Second, he writes that those who shun Lambeth ‘will damage the unity of the church’. But the damage was done five years ago. If years of post-consecration talks have failed to clarify these points, why talk any more?

Jonathan Frais
11 Coverdale Avenue,
Bexhill TN39 4TY

Counter-punch
From Fr Bernard Sixtus

At once I confess to a degree of personal interest in Sarah Mowbrays tale [ND April] which evoked the response from Bp Colin Buchanan printed in May’s issue: a contemporary of James in College, I was attached to the parish Sarah worked in at Mirfield and, like her, subsequently changed my mind on the question of women’s priestly ordination, and indeed did so to some degree under the influence of the same text, Psalm 110. And that remains the real question {pace Bp Buchanan): not whether an ordination rite (Anglican or other) contains explicit reference to Ps 110.4, but whether the application of that text to Christ in Hebrews has decisive implications for our understanding of the ministerial priesthood. These implications themselves are what matters, at least as long as the rite does not rule them out – and the rite in question does not.

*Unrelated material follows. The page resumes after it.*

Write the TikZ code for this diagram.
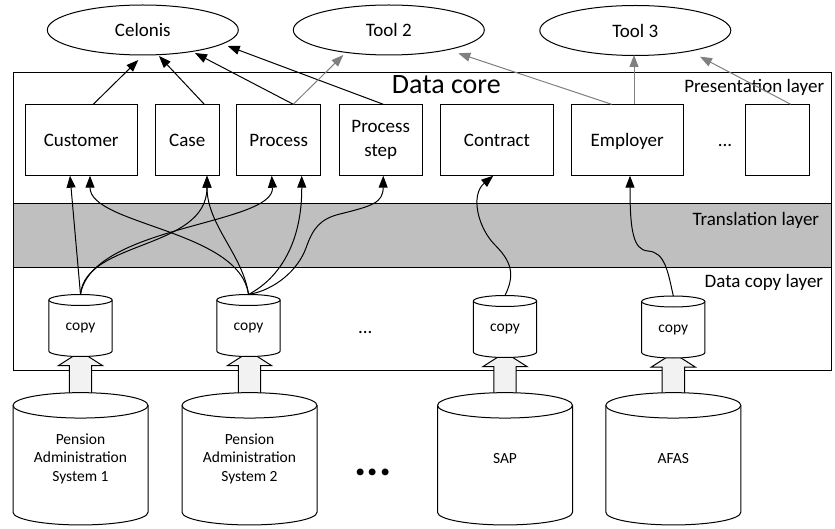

However, insofar as he really queries the role of Psalm 110.4 in understanding the ministerial priesthood I would respectfully recommend Bp Buchanan test his doubts on something like Dermot Power’s A Spiritual Theology of the Priesthood rather than read what was a brave autobiographical note like Sarah’s as if it were itself such an academic exercise in sacramental theology. Otherwise it might appear, to those less well-meaning than he is, as if the Bishop, for all his professed respect of Sarah, was not so much expressing a genuine desire to understand as an urge to score a point on the basis of his knowledge of matters liturgical.